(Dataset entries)
-- BEGIN --
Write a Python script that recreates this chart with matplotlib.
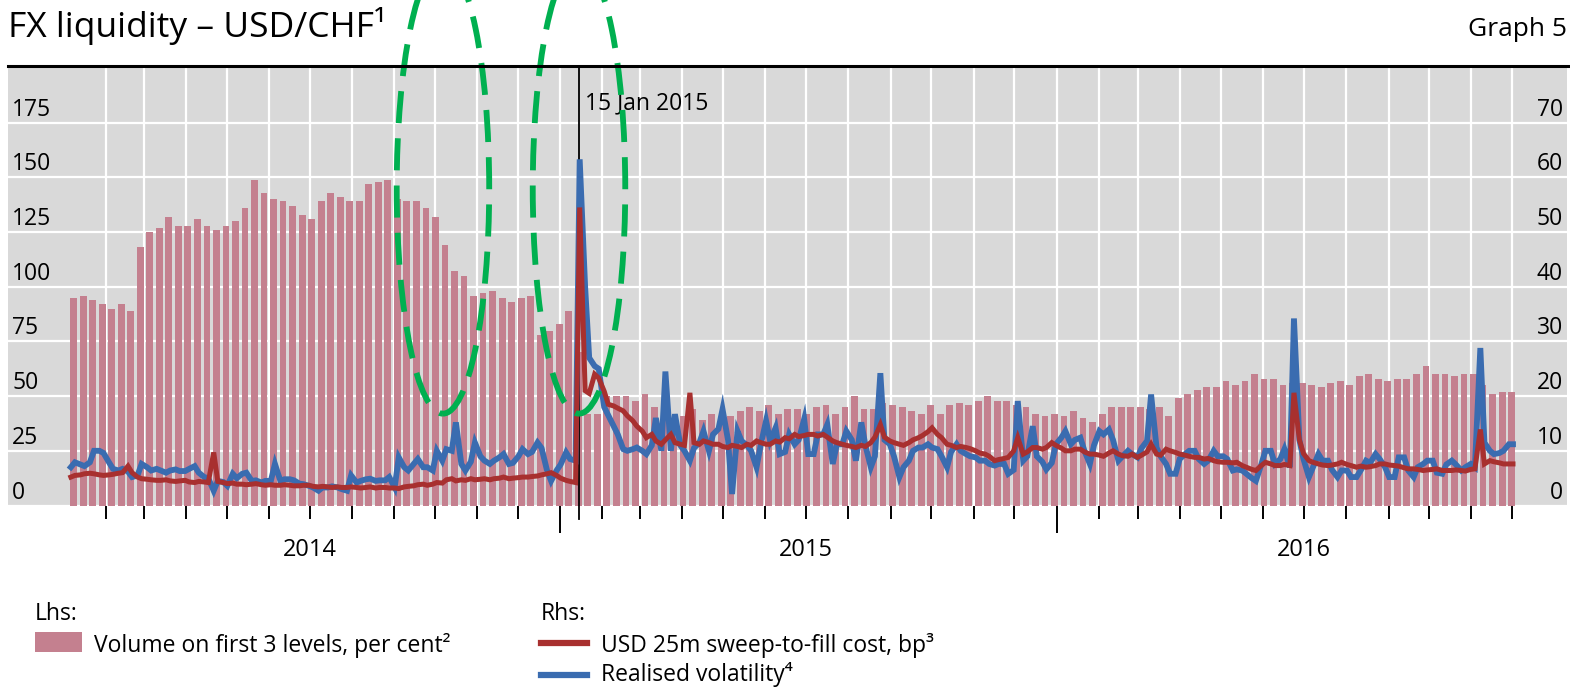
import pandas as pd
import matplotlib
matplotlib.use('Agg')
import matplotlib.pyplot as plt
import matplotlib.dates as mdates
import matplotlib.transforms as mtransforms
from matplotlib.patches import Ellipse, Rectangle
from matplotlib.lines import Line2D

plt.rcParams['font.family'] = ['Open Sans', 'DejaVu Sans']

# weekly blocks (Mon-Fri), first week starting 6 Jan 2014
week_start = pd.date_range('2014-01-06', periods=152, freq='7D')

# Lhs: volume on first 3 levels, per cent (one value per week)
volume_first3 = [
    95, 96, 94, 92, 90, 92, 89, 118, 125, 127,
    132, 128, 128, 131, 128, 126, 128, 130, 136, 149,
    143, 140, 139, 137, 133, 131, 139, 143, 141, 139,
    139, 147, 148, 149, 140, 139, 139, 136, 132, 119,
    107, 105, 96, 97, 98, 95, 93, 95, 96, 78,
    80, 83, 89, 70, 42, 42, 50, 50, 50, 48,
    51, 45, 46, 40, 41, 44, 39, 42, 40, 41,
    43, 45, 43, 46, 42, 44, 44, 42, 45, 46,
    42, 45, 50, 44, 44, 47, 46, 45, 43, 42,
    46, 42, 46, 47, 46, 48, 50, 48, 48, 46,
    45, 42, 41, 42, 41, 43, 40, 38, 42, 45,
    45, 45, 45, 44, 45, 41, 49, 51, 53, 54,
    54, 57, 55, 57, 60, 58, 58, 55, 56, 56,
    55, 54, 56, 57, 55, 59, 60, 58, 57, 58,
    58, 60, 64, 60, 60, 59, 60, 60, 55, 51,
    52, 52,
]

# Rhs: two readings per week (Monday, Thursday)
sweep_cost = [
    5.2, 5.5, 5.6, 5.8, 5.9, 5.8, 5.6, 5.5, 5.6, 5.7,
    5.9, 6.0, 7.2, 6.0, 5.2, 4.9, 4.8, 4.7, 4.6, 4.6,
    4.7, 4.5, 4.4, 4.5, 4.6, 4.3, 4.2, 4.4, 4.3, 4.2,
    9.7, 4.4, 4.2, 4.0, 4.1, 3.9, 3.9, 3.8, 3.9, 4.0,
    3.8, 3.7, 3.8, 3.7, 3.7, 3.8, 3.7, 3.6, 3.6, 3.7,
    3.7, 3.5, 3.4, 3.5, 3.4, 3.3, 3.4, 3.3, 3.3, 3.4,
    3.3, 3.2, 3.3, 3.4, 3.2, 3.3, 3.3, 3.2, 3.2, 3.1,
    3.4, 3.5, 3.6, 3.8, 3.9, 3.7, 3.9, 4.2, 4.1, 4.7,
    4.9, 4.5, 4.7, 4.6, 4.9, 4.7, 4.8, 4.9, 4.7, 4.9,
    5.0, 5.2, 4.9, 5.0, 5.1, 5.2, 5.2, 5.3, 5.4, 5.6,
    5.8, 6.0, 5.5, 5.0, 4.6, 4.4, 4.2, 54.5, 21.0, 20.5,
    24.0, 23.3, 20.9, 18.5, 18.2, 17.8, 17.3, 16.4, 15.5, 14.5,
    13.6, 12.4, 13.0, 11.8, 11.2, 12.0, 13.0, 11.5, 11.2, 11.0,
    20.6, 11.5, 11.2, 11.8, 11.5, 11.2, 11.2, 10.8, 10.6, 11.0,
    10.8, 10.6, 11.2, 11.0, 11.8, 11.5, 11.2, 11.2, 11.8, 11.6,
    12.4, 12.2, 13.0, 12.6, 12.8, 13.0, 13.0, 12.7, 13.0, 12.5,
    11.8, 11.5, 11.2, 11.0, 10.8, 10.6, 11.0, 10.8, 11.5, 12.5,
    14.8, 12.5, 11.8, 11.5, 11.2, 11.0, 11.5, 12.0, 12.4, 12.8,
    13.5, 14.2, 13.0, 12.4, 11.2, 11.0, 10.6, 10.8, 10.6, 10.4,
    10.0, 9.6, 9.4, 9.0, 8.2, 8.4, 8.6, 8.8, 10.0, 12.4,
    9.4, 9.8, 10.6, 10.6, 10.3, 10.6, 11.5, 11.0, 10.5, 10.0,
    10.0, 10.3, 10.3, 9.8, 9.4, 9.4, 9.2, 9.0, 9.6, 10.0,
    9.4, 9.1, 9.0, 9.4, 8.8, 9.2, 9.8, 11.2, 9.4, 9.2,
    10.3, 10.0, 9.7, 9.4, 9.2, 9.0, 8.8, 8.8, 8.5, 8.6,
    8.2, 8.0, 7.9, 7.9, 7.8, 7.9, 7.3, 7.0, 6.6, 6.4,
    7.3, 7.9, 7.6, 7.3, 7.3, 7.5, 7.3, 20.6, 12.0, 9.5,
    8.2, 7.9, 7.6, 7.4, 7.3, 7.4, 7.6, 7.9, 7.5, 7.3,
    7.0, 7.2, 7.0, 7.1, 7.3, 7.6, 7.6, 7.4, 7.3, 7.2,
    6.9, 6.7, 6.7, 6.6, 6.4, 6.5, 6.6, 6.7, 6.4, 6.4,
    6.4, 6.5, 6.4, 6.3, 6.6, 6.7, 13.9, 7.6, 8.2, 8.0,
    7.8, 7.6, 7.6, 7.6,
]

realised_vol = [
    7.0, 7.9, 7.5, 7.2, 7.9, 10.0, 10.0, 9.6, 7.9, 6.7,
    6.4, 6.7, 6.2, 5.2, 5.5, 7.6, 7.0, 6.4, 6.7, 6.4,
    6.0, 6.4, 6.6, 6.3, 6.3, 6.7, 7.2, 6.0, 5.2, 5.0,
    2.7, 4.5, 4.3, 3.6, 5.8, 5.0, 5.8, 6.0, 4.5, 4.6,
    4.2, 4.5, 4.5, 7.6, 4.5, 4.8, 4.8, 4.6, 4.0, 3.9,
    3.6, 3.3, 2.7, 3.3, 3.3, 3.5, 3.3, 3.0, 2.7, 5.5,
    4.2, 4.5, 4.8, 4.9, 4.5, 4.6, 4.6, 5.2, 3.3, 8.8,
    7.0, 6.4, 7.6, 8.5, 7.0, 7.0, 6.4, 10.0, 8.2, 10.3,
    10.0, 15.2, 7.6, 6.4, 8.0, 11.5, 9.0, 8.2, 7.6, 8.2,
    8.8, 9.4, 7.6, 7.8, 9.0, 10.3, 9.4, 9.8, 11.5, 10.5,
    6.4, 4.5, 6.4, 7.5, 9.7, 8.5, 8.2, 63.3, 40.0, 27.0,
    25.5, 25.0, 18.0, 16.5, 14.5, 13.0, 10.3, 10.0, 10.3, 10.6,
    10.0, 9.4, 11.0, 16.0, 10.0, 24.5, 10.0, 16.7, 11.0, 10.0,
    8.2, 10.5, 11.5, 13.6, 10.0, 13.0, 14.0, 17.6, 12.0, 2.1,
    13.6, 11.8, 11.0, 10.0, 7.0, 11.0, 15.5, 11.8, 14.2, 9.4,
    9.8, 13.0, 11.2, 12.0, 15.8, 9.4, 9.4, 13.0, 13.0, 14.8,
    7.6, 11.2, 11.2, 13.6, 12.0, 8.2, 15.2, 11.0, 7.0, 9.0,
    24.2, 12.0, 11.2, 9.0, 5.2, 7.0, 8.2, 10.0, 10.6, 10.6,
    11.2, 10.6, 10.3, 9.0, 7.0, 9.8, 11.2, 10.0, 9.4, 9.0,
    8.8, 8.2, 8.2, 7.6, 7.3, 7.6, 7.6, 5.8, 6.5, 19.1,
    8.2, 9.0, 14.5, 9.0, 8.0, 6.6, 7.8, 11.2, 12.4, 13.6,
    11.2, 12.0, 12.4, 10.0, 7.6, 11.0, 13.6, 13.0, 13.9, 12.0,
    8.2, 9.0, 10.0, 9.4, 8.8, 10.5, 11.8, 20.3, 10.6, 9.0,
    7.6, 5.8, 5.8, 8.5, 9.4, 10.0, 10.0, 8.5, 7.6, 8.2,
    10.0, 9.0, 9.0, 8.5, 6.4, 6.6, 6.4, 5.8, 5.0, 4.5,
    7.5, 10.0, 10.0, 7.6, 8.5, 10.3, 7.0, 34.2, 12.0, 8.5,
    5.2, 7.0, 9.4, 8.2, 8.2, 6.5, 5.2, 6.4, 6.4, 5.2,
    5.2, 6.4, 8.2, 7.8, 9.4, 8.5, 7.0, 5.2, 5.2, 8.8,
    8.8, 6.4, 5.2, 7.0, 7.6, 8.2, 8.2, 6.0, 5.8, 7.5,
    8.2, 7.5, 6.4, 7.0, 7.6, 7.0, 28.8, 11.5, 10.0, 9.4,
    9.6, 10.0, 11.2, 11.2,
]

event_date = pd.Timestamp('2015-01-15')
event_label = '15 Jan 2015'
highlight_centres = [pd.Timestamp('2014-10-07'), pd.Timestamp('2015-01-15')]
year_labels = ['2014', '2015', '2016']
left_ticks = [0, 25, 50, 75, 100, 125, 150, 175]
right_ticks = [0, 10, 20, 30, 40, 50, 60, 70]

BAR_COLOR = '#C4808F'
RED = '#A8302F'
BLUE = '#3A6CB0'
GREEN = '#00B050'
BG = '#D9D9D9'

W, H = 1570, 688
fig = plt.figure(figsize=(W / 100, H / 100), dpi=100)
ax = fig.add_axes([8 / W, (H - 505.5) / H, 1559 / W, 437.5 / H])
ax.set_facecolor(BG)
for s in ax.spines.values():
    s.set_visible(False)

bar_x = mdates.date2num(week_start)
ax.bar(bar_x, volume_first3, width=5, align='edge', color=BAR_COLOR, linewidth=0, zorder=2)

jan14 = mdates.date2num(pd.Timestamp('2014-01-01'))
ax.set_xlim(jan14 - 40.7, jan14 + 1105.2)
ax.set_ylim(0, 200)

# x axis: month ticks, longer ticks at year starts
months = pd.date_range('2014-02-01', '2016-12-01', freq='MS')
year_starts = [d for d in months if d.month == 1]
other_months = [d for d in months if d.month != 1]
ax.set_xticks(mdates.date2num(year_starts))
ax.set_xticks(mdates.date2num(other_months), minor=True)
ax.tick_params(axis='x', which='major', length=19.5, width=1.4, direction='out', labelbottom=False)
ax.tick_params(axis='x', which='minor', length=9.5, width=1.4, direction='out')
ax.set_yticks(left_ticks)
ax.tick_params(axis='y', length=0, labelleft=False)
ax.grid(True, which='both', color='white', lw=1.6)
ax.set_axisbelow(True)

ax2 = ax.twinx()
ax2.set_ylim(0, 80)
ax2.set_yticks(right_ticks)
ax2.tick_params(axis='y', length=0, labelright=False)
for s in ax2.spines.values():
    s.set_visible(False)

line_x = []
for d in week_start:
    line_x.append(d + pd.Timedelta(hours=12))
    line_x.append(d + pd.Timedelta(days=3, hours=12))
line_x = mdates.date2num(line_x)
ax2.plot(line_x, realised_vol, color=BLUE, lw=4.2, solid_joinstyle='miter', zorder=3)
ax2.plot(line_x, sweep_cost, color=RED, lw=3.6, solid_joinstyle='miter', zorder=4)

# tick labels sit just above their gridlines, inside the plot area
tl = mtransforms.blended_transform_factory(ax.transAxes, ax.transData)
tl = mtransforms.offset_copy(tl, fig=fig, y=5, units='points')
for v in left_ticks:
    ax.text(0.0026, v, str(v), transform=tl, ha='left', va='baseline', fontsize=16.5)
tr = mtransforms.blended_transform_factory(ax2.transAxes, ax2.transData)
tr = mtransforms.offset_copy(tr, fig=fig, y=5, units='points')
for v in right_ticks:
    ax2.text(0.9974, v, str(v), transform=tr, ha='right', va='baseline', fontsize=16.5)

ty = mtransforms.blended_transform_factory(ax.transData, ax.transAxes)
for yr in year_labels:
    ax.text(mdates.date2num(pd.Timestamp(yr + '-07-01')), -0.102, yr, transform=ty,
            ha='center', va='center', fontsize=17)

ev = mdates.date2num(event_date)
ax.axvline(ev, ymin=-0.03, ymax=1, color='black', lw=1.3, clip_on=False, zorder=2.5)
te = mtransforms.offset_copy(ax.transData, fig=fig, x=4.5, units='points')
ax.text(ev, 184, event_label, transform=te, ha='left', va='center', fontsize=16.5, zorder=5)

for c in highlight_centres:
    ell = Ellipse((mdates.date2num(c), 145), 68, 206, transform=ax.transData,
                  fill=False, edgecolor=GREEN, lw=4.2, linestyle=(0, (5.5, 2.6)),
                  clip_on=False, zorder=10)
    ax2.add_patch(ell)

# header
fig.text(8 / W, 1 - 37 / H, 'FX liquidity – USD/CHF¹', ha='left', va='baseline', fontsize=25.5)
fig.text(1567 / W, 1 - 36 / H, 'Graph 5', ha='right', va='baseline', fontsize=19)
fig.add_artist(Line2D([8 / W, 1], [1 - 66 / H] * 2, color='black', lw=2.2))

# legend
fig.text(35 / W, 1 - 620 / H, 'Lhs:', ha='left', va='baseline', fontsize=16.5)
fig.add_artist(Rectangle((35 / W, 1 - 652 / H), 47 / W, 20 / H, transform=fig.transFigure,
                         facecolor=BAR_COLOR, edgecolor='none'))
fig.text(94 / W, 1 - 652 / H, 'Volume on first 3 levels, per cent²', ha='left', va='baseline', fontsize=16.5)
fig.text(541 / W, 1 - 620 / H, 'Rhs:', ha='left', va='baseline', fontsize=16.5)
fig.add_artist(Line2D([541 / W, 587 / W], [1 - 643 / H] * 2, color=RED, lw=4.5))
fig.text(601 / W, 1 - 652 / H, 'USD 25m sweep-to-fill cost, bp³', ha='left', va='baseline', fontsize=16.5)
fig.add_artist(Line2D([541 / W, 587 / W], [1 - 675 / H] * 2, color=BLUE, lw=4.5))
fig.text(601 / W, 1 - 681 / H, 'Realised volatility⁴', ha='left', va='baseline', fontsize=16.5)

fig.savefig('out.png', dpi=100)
-- END --
-- BEGIN --
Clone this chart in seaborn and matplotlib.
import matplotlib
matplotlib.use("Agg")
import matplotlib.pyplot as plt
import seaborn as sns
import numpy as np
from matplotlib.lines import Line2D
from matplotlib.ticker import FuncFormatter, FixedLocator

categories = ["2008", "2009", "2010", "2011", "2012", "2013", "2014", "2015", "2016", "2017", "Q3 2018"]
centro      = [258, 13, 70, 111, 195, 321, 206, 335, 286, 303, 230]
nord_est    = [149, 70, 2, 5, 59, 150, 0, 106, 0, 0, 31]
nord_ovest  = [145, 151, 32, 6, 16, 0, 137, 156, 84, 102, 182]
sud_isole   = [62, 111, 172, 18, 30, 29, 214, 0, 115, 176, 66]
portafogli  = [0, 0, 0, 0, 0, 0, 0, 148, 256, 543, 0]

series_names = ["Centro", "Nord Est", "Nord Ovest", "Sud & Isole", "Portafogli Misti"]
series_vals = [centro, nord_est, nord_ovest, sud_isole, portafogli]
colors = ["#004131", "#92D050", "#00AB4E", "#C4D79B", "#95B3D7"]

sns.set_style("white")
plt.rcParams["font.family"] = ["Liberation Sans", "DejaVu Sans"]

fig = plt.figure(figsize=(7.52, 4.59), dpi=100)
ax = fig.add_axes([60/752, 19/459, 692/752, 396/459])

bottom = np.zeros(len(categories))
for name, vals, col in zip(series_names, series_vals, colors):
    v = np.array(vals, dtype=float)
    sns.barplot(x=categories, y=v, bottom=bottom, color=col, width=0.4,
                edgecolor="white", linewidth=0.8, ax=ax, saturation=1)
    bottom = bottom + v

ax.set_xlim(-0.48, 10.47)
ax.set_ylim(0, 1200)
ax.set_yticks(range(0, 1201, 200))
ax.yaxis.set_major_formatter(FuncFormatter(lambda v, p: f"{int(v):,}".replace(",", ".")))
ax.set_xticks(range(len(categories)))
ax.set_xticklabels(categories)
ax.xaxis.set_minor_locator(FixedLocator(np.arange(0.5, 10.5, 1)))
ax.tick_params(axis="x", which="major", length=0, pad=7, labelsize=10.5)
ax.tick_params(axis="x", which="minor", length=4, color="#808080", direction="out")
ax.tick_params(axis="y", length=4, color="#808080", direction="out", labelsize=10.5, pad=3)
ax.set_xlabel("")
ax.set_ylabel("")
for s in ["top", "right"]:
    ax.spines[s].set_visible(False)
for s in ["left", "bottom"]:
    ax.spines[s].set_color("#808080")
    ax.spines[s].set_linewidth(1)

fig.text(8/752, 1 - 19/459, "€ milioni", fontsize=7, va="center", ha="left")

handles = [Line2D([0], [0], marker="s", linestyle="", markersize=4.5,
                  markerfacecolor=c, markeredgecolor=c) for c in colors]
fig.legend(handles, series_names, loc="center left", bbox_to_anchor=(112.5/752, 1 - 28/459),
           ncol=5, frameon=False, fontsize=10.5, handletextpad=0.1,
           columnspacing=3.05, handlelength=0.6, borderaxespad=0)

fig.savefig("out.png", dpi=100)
-- END --
-- BEGIN --
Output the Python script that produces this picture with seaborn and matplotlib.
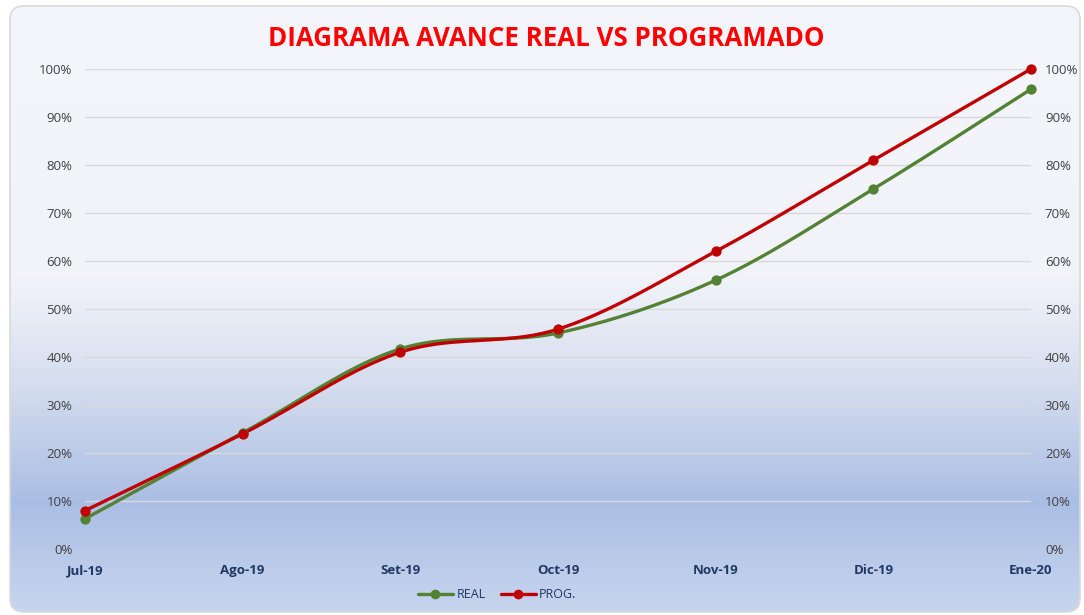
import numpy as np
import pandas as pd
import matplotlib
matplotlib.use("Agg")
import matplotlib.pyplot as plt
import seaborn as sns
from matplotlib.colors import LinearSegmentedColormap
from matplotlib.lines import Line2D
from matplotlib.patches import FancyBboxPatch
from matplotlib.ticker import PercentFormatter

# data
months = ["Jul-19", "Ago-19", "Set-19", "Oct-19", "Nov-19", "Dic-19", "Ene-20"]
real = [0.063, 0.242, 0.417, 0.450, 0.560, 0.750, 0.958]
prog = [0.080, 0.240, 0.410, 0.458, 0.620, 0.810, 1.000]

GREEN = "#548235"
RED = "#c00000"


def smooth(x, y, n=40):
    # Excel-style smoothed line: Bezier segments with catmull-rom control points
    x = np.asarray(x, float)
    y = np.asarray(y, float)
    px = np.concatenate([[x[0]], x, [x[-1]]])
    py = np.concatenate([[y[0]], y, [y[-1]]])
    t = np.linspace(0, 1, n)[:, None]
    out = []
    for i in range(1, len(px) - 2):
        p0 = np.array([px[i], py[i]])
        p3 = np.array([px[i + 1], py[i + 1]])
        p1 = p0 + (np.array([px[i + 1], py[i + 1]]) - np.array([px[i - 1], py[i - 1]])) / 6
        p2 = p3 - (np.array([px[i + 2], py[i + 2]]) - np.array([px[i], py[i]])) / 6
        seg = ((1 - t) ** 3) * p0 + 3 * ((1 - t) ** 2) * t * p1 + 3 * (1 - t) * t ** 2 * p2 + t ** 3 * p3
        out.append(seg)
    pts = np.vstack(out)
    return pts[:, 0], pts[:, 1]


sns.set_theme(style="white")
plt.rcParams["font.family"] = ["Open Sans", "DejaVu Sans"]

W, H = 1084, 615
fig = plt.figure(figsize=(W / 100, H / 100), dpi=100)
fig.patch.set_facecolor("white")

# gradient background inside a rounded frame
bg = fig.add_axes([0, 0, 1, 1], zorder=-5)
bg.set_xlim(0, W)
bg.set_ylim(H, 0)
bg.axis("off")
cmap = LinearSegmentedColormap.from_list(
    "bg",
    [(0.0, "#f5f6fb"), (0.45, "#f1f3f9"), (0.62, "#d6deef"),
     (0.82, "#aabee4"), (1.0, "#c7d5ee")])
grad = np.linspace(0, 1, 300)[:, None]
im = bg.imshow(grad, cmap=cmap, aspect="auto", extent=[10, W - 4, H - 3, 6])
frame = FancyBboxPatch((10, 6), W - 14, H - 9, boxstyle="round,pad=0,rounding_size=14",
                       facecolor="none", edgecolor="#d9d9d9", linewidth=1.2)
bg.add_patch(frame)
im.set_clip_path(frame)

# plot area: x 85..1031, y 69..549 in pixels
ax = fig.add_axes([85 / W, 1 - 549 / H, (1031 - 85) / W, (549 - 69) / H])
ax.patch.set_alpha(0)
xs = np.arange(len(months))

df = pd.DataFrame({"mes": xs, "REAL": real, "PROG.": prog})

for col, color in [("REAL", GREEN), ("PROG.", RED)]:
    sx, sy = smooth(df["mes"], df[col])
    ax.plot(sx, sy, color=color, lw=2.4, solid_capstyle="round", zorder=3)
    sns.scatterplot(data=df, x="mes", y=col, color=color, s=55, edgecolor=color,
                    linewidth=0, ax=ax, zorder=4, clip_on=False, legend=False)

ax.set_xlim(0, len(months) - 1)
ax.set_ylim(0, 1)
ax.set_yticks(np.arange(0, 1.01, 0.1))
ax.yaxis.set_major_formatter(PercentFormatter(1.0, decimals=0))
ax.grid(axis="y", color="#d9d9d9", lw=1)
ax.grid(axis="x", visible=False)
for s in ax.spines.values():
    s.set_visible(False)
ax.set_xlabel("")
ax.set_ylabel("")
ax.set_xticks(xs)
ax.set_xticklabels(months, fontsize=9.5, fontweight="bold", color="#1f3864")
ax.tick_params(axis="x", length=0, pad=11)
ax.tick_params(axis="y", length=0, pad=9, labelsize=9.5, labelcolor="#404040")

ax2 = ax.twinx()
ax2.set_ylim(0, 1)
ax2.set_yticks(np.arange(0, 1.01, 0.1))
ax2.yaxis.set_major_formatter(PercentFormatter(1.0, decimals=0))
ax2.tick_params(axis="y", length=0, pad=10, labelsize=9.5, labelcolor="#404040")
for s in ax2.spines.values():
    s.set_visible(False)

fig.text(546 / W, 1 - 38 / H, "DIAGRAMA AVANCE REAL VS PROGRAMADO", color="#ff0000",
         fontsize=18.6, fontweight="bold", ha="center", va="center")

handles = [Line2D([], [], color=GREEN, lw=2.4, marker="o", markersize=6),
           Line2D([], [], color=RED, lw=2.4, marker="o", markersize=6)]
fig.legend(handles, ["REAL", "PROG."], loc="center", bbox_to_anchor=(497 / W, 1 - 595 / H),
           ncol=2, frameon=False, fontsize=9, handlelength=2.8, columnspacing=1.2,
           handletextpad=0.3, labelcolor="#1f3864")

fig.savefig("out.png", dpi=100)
-- END --
→ Goal: Everything from the line with "Output the Python" down to the line with "from matplotlib.ticker import PercentFormatter" in the data above should be copied exactly, with both end lines kept and the pictures left out.

→ Exercise solution:
Output the Python script that produces this picture with seaborn and matplotlib.
import numpy as np
import pandas as pd
import matplotlib
matplotlib.use("Agg")
import matplotlib.pyplot as plt
import seaborn as sns
from matplotlib.colors import LinearSegmentedColormap
from matplotlib.lines import Line2D
from matplotlib.patches import FancyBboxPatch
from matplotlib.ticker import PercentFormatter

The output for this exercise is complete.